Никто из мужиков не любит Гошку Чарнасова: живет на отшибе, лишнее деревце срубить не даст, а сам с ума сходит: то сосны сажает, то кедры разводит … Лучше всего об это скажет его жена:
«Он меня этими кедрачами и взял… Разве я за такого гопника пошла бы? Из лагеря вернулся, никто глядеть на него не хотел – старый да страшный. А я что – против него совсем девчонкой была.» Дальше рассказывает, как разглядела за этим «гопником» настоящую живую, любящую душу, готовую ухаживать за соснами, как за собственными детьми. Да так и получилось, потому что своего ребенка она не доносила из-за тяжелой лесной работы, и остались они бездетными, и все равно счастливыми…

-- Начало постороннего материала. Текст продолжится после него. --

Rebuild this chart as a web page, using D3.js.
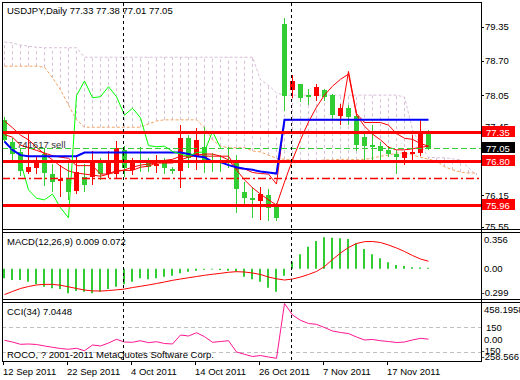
<!DOCTYPE html>
<html>
<head>
<meta charset="utf-8">
<script src="https://cdn.jsdelivr.net/npm/d3@7/dist/d3.min.js"></script>
<style>
  body { margin: 0; background: #fff; }
  svg text { font-family: "Liberation Sans", Arial, sans-serif; font-size: 9.5px; fill: #000; }
</style>
</head>
<body>
<svg id="chart" width="520" height="380"></svg>
<script>
// USDJPY daily, bar 0 = 12 Sep 2011, last bar = 24 Nov 2011
const opens  = [77.58,77.16,76.96,76.59,76.66,76.93,76.55,76.42,76.45,76.21,76.49,76.50,76.80,76.55,76.56,77.01,76.63,76.80,76.79,76.70,76.79,76.65,76.61,77.24,76.88,77.07,76.82,76.82,76.82,76.79,76.21,76.09,76.04,76.15,75.95,79.40,78.15,78.26,78.05,78.04,78.15,78.05,77.65,77.80,77.65,77.25,77.11,77.08,77.01,76.94,76.84,76.94,76.94,77.33];
const highs  = [77.63,77.24,77.03,77.36,76.87,77.04,76.75,76.72,76.82,76.91,76.75,76.98,76.85,76.98,77.18,77.08,76.85,77.07,76.86,76.91,76.85,76.69,77.48,77.29,77.43,77.44,76.95,76.91,77.06,76.91,76.40,76.30,76.30,76.27,76.00,79.51,78.43,78.27,78.17,78.26,78.17,78.08,77.89,77.86,77.70,77.37,77.48,77.15,77.08,77.01,76.99,77.29,77.59,77.38];
const lows   = [77.16,76.79,76.51,76.55,76.56,76.32,76.21,76.11,76.06,76.18,76.21,76.34,76.44,76.47,76.47,76.50,76.53,76.59,76.59,76.57,76.56,76.56,76.29,76.67,76.63,76.57,76.59,76.59,76.67,75.81,75.96,75.72,75.68,75.65,75.65,77.74,77.99,77.92,77.86,77.94,77.94,77.58,77.48,77.48,76.98,76.79,76.82,76.82,76.87,76.56,76.72,76.82,76.90,77.01];
const closes = [77.20,76.94,76.59,76.68,76.79,76.56,76.40,76.46,76.21,76.58,76.34,76.82,76.56,76.82,77.05,76.66,76.80,76.77,76.68,76.74,76.66,76.61,77.24,76.86,77.20,76.81,76.79,76.77,76.78,76.25,76.09,76.06,76.17,75.91,75.72,78.04,78.32,78.00,78.02,78.21,78.02,77.67,77.80,77.62,77.09,77.07,77.08,76.98,76.93,76.89,76.96,76.97,77.36,77.05];

// ichimoku lines
const tenkan = [77.30,77.25,77.10,77.05,77.00,76.95,76.90,76.87,76.85,76.71,76.71,76.71,76.55,76.55,76.62,76.62,76.62,76.68,76.70,76.76,76.81,76.83,76.89,76.89,76.89,76.89,76.89,76.89,76.89,76.65,76.65,76.58,76.56,76.55,76.36,77.58,77.58,77.58,77.58,77.58,77.58,77.58,77.58,78.50,77.70,77.53,77.53,77.53,77.48,77.32,77.23,77.21,77.13,77.08];
const kijun  = [77.17,77.01,76.91,76.89,76.89,76.89,76.89,76.89,76.89,76.89,76.96,76.96,76.96,76.96,76.96,76.96,76.96,76.96,76.96,76.96,76.96,76.96,76.96,76.93,76.89,76.87,76.78,76.78,76.72,76.68,76.65,76.63,76.60,76.58,76.56,77.58,77.58,77.58,77.58,77.58,77.58,77.58,77.58,77.58,77.58,77.58,77.58,77.58,77.58,77.58,77.58,77.58,77.58,77.58];
const spanA  = [78.60,78.60,78.60,78.60,78.60,78.58,78.38,78.15,77.86,77.58,77.44,77.44,77.44,77.44,77.44,77.44,77.44,77.44,77.50,77.56,77.58,77.58,77.58,77.58,77.58,77.43,77.20,77.08,77.05,77.05,77.05,76.99,76.97,76.91,76.85,76.83,76.82,76.80,76.78,76.80,76.82,76.82,76.83,76.83,76.82,76.83,76.85,76.89,76.91,76.95,76.95,76.91,76.87,76.83,76.80,76.69,76.63,76.59,76.57,76.57];
const spanB  = [79.06,79.04,79.00,78.98,78.96,78.95,78.95,78.95,78.95,78.95,78.77,78.77,78.77,78.77,78.77,78.77,78.77,78.77,78.77,78.77,78.77,78.77,78.77,78.77,78.77,78.77,78.77,78.77,78.77,78.77,78.77,78.77,78.34,78.24,78.09,78.05,78.05,78.05,78.05,78.05,78.05,78.05,78.05,78.05,78.05,78.05,78.05,78.05,78.05,78.05,78.01,77.39,77.10,76.87,76.86,76.86,76.84,76.82,76.67,76.53];
const chikouShift = 26;
// second red line
const maRed  = [77.56,77.43,77.29,77.20,77.06,76.93,76.82,76.70,76.61,76.57,76.55,76.53,76.51,76.55,76.59,76.63,76.68,76.72,76.74,76.76,76.76,76.76,76.82,76.87,76.91,76.93,76.93,76.89,76.82,76.63,76.44,76.29,76.17,76.06,75.96,76.40,76.82,77.20,77.54,77.82,78.05,78.22,78.35,78.45,77.67,77.46,77.31,77.20,77.06,77.01,77.01,77.03,77.06,77.08];

const macdMain   = [-0.093,-0.110,-0.110,-0.126,-0.152,-0.175,-0.190,-0.197,-0.239,-0.217,-0.223,-0.239,-0.223,-0.197,-0.175,-0.152,-0.126,-0.093,-0.103,-0.093,-0.078,-0.068,-0.045,-0.029,-0.019,-0.010,-0.008,-0.013,-0.019,-0.029,-0.078,-0.103,-0.126,-0.184,-0.223,-0.068,0.068,0.139,0.214,0.269,0.304,0.301,0.295,0.288,0.246,0.191,0.139,0.101,0.062,0.036,0.025,0.015,0.012,0.009];
const macdSignal = [-0.251,-0.221,-0.192,-0.173,-0.158,-0.152,-0.152,-0.161,-0.176,-0.192,-0.207,-0.215,-0.217,-0.212,-0.205,-0.198,-0.183,-0.171,-0.158,-0.144,-0.129,-0.113,-0.100,-0.088,-0.076,-0.064,-0.054,-0.045,-0.035,-0.029,-0.032,-0.042,-0.056,-0.081,-0.098,-0.110,-0.100,-0.081,-0.056,-0.027,0.021,0.089,0.152,0.206,0.244,0.262,0.264,0.254,0.230,0.201,0.167,0.128,0.094,0.072];
const cci = [-7,-28,-56,-52,-58,-76,-92,-107,-116,-104,-134,-64,-76,-40,5,-28,-31,-12,-36,-24,-46,-52,57,45,85,37,-31,-22,-12,-149,-177,-204,-192,-210,-226,440,300,236,197,187,148,106,88,75,33,-3,3,-12,-22,-34,-28,-3,17,7.04];

const tickBars   = [0, 8, 16, 24, 32, 40, 48];
const tickLabels = ["12 Sep 2011","22 Sep 2011","4 Oct 2011","14 Oct 2011","26 Oct 2011","7 Nov 2011","17 Nov 2011"];
const priceTicks = [79.35, 78.70, 78.05, 77.45, 76.15, 75.55];
const redLevels  = [77.35, 76.80, 75.96];
const dashDotLevel = 76.48;
const bidPrice   = 77.05;
const vlineBars  = [15, 36];

const GREEN = "#32cd32", RED = "#ff0000";
const AX = 481;

const svg = d3.select("#chart");
const defs = svg.append("defs");
function clip(id, y0, y1) {
    defs.append("clipPath").attr("id", id)
        .append("rect").attr("x", 2).attr("y", y0).attr("width", AX - 2).attr("height", y1 - y0);
}
clip("cMain", 2, 229);
clip("cMacd", 232, 299.5);
clip("cCci", 302, 361);

const x = d3.scaleLinear().domain([0, 53]).range([4, 428]);
const cx = i => Math.round(x(i));
const y = d3.scaleLinear().domain([75.55, 79.35]).range([226.7, 26.7]);
const yM = d3.scaleLinear().domain([-0.299, 0.356]).range([299.5, 232]);
const yC = d3.scaleLinear().domain([-258.566, 458.1958]).range([361, 302]);

// ---------- main window ----------
const g = svg.append("g").attr("clip-path", "url(#cMain)");

// cloud hatching
g.selectAll("line.hatch").data(spanA).join("line")
    .attr("x1", (d, i) => cx(i) + 0.5).attr("x2", (d, i) => cx(i) + 0.5)
    .attr("y1", d => y(d)).attr("y2", (d, i) => y(spanB[i]))
    .attr("stroke", "#d8bfd8").attr("stroke-dasharray", "3,3");

const priceLine = d3.line().x((d, i) => cx(i) + 0.5).y(d => y(d));
g.append("path").attr("d", priceLine(spanB)).attr("fill", "none")
    .attr("stroke", "#d8bfd8").attr("stroke-dasharray", "3,2");
g.append("path").attr("d", priceLine(spanA)).attr("fill", "none")
    .attr("stroke", "#f4a460").attr("stroke-dasharray", "3,2");

// candles
const bars = opens.map((o, i) => ({ i, o, h: highs[i], l: lows[i], c: closes[i] }));
const colorOf = d => d.c > d.o ? RED : GREEN;
g.selectAll("line.wick").data(bars).join("line")
    .attr("x1", d => cx(d.i) + 0.5).attr("x2", d => cx(d.i) + 0.5)
    .attr("y1", d => Math.round(y(d.h))).attr("y2", d => Math.round(y(d.l)))
    .attr("stroke", colorOf);
g.selectAll("rect.body").data(bars).join("rect")
    .attr("x", d => cx(d.i) - 2).attr("width", 5)
    .attr("y", d => Math.round(y(Math.max(d.o, d.c))))
    .attr("height", d => Math.max(1, Math.round(Math.abs(y(d.o) - y(d.c)))))
    .attr("fill", colorOf);

// indicator lines
g.append("path").attr("d", priceLine(maRed)).attr("fill", "none").attr("stroke", RED);
g.append("path").attr("d", priceLine(tenkan)).attr("fill", "none").attr("stroke", RED);
g.append("path").attr("d", priceLine(kijun)).attr("fill", "none").attr("stroke", "#0000ff").attr("stroke-width", 2);
const chikou = closes.slice(chikouShift);
g.append("path").attr("d", priceLine(chikou)).attr("fill", "none").attr("stroke", "#00ff00");

// objects
g.selectAll("line.lvl").data(redLevels).join("line")
    .attr("x1", 2).attr("x2", AX).attr("y1", d => Math.round(y(d)) + 0.5).attr("y2", d => Math.round(y(d)) + 0.5)
    .attr("stroke", RED).attr("stroke-width", 3);
g.append("line").attr("x1", 2).attr("x2", AX)
    .attr("y1", Math.round(y(dashDotLevel)) + 0.5).attr("y2", Math.round(y(dashDotLevel)) + 0.5)
    .attr("stroke", RED).attr("stroke-width", 1.5).attr("stroke-dasharray", "8,3,2,3");
g.append("line").attr("x1", 2).attr("x2", AX)
    .attr("y1", Math.round(y(bidPrice)) + 0.5).attr("y2", Math.round(y(bidPrice)) + 0.5)
    .attr("stroke", GREEN).attr("stroke-dasharray", "6,3");

svg.append("text").attr("x", 17).attr("y", 147.5).style("fill", "#333").text("741617 sell");
svg.append("text").attr("x", 7).attr("y", 13.5).text("USDJPY,Daily  77.33 77.38 77.01 77.05");

// price scale
svg.selectAll("text.pt").data(priceTicks).join("text")
    .attr("x", 485).attr("y", d => y(d) + 3.5).text(d => d.toFixed(2));
svg.selectAll("line.pt").data(priceTicks).join("line")
    .attr("x1", AX).attr("x2", AX + 3).attr("y1", d => Math.round(y(d)) + 0.5).attr("y2", d => Math.round(y(d)) + 0.5)
    .attr("stroke", "#000");

const tags = redLevels.map(v => ({ v, bg: RED })).concat([{ v: bidPrice, bg: "#000" }]);
svg.selectAll("rect.tag").data(tags).join("rect")
    .attr("x", 482).attr("y", d => Math.round(y(d.v)) - 6).attr("width", 33).attr("height", 11)
    .attr("fill", d => d.bg);
svg.selectAll("text.tag").data(tags).join("text")
    .attr("x", 486).attr("y", d => Math.round(y(d.v)) + 3.5)
    .style("fill", "#fff").text(d => d.v.toFixed(2));

// ---------- MACD ----------
const gm = svg.append("g").attr("clip-path", "url(#cMacd)");
gm.selectAll("line.h").data(macdMain).join("line")
    .attr("x1", (d, i) => cx(i)).attr("x2", (d, i) => cx(i))
    .attr("y1", yM(0)).attr("y2", d => yM(d))
    .attr("stroke", GREEN).attr("stroke-width", 2);
gm.append("path").attr("fill", "none").attr("stroke", RED)
    .attr("d", d3.line().x((d, i) => cx(i) + 0.5).y(d => yM(d))(macdSignal));
svg.append("text").attr("x", 7).attr("y", 244.5).text("MACD(12,26,9) 0.009 0.072");
svg.append("text").attr("x", 484).attr("y", 243).text("0.356");
svg.append("text").attr("x", 484).attr("y", yM(0) + 3.5).text("0.00");
svg.append("text").attr("x", 481.5).attr("y", 295.5).text("-0.299");

// ---------- CCI ----------
const gc = svg.append("g").attr("clip-path", "url(#cCci)");
gc.selectAll("line.lv").data([150, -150]).join("line")
    .attr("x1", 2).attr("x2", AX).attr("y1", d => Math.round(yC(d)) + 0.5).attr("y2", d => Math.round(yC(d)) + 0.5)
    .attr("stroke", "#c0c0c0").attr("stroke-dasharray", "4,3");
gc.append("path").attr("fill", "none").attr("stroke", "#ff1493")
    .attr("d", d3.line().x((d, i) => cx(i) + 0.5).y(d => yC(d))(cci));
svg.append("text").attr("x", 7).attr("y", 314.5).text("CCI(34) 7.0448");
svg.append("text").attr("x", 7).attr("y", 357.5).text("ROCO, ? 2001-2011 MetaQuotes Software Corp.");
svg.append("text").attr("x", 484).attr("y", 312.5).text("458.1958");
svg.append("text").attr("x", 486).attr("y", yC(150) + 3.5).text("150");
svg.append("text").attr("x", 484).attr("y", yC(0) + 3.5).text("0.00");
svg.append("text").attr("x", 481.5).attr("y", yC(-150) + 1.5).text("-150");
svg.append("text").attr("x", 481.5).attr("y", 360).text("-258.566");

// ---------- frames, separators, vertical lines ----------
const frame = svg.append("g").attr("stroke", "#000").attr("fill", "none");
frame.append("line").attr("x1", 2.5).attr("x2", 2.5).attr("y1", 2).attr("y2", 361);
frame.append("line").attr("x1", AX + 0.5).attr("x2", AX + 0.5).attr("y1", 2).attr("y2", 361);
frame.append("line").attr("x1", 2).attr("x2", AX + 1).attr("y1", 2.5).attr("y2", 2.5);
[229.5, 232.5, 299.5, 302.5].forEach(v =>
    frame.append("line").attr("x1", 2).attr("x2", 520).attr("y1", v).attr("y2", v));
frame.append("line").attr("x1", 2).attr("x2", AX + 1).attr("y1", 361.5).attr("y2", 361.5);

svg.selectAll("line.vl").data(vlineBars).join("line")
    .attr("x1", d => cx(d) - 0.5).attr("x2", d => cx(d) - 0.5)
    .attr("y1", 3).attr("y2", 361)
    .attr("stroke", "#000").attr("stroke-dasharray", "3,3");

// time scale
svg.selectAll("line.tk").data(tickBars).join("line")
    .attr("x1", d => cx(d) - 0.5).attr("x2", d => cx(d) - 0.5).attr("y1", 362).attr("y2", 365)
    .attr("stroke", "#000");
svg.selectAll("text.tk").data(tickBars).join("text")
    .attr("x", d => cx(d) - 1).attr("y", 374.5).text((d, i) => tickLabels[i]);
</script>
</body>
</html>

« Вот мои дети! Наташа плачет, убивается, а я говорю: не плачь; кто чего родит – одни ребятишек с руками да ногами, а мы, говорю, с тобой сосновых народим. Сосновые-то еще крепче. На века».
Вот это характер! Способность без остатка отдать себя делу и не искать никаких отдушин, отпусков: разве от жизни нужен отпуск? Разве от счастья нужен отдых? Правда, позавидуешь такой внутренней цельности, завершенности, умению жить счастливо.
Герои Абрамова чем-то похожи на шукшинских чудиков, по крайней мере они так же не умеют жить.  Но они все же принципиально другие. Они деревенские, они, в отличие от шукшинских, деревни своей не теряли, они живут землей, лесом, рекой, им города задаром не нужно. Их боль совсем другого порядка, она от цельности, а не от раздвоенности, как у шукшинских героев.